Review of The Phoenix Illusion by Lisa Shearin
The Phoenix Illusion
by Lisa Shearin
Earlier this year I panned Ruins & Revenge, a Raine Benares spin-off novel featuring Tam as the main character. In my review, I expressed my disappointment over Lisa Shearin’s plotting, but I reassured myself that I would continue reading her novels (specifically her SPI Files series).
I might need to revise that prediction. I might need to take a long hiatus from Shearin’s novels for a while.
The Phoenix Illusion begins with a building appearing out of nowhere in an empty block of New York City. Not-so-coincidentally, that building belongs to Rake, our protagonist Makenna’s goblin boyfriend, and it’s not from our world but rather from the world we know from the Raine Benares series. That’s not all—buildings from around the United States have been disappearing, most of them in isolated locations where people wouldn’t notice a building vanishing right away. Someone is up to no good, and Rake, Mac, and the rest of the SPI team need to find out who, what, and why. Oh, and Tam shows up. Yay.
I’ll cut right to my criticism: Mac doesn’t do much in this book until the climax. She is, for the majority of the story, merely our first person narrator, mostly there to provide us with interminable exposition and occasionally making sly innuendo about other characters who are in relationships. I have written about Shearin’s penchant for exposition before, and maybe it used to work better for me, but in this book I was getting annoyed. I wanted something to happen, yet after the initial excitement of Rake’s otherworldly headquarters showing up in New York, it’s a while before anything does.
When it does occur, Mac isn’t integral at all. This hasn’t always been the case—she has played far bigger roles as a seer in other books—but for some reason in this book, she feels extraneous. Her role as a seer is underutilized for most of the book, and everything happens to her or around her instead of at her own instigation. This lack of agency makes for a boring story and also does little to get me excited about Mac or her relationship with Rake, which is the focal point of the characterization. In contrast, Mac’s partner Ian is there, but it feels like he barely gets any lines. There is almost no exploration of their friendship and professional relationship like there was in previous SPI Files books.
To be fair to the book, Mac eventually gets to do something near the end. With entirely predictable comedy, she ends up in the thick of the villain’s evil plot. But it’s wrapped up very neatly, with little enough trouble for any of the good guys and only a moment of tension for Mac.

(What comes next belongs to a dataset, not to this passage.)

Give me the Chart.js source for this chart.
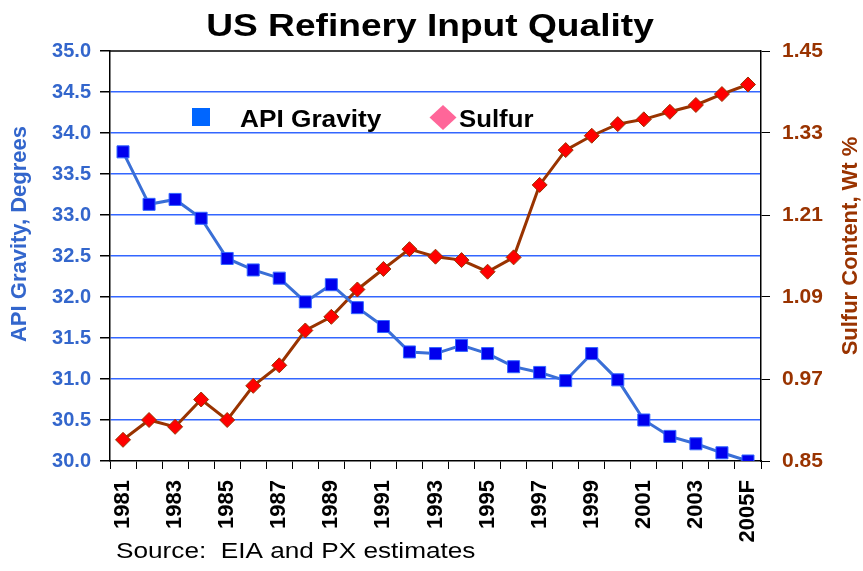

This is the crux of my dissatisfaction with this story: none of it feels like it matters. Ok, so the bad guys are moving buildings around (and even between dimensions). I agree that’s villainous, and at one point the good guys remark on how it could be deadly for people inside those buildings. So I see the potential for the plot of this book to matter. Nevertheless, when you get right down to it, very little bad happens in this book, and what does happen is resolved without too much fuss. There are no hard choices, and therefore no room for character growth. The Mac at the beginning of The Phoenix Illusion is the Mac at the end, albeit perhaps hornier for Rake than ever before….
Hence the need to perhaps take a hiatus from Shearin for a while. I don’t want to dislike these books as much as I am, because I really did enjoy the first few Raine Benares books and also the beginning of the SPI Files. Shearin is a good writer, but lately her plots have fallen flat, in favour perhaps of her fondness for the characters she has created and the worlds she wants to showcase. This exuberance doesn’t lead to excitement for the reader, alas, and that is where I am at with The Phoenix Illusion.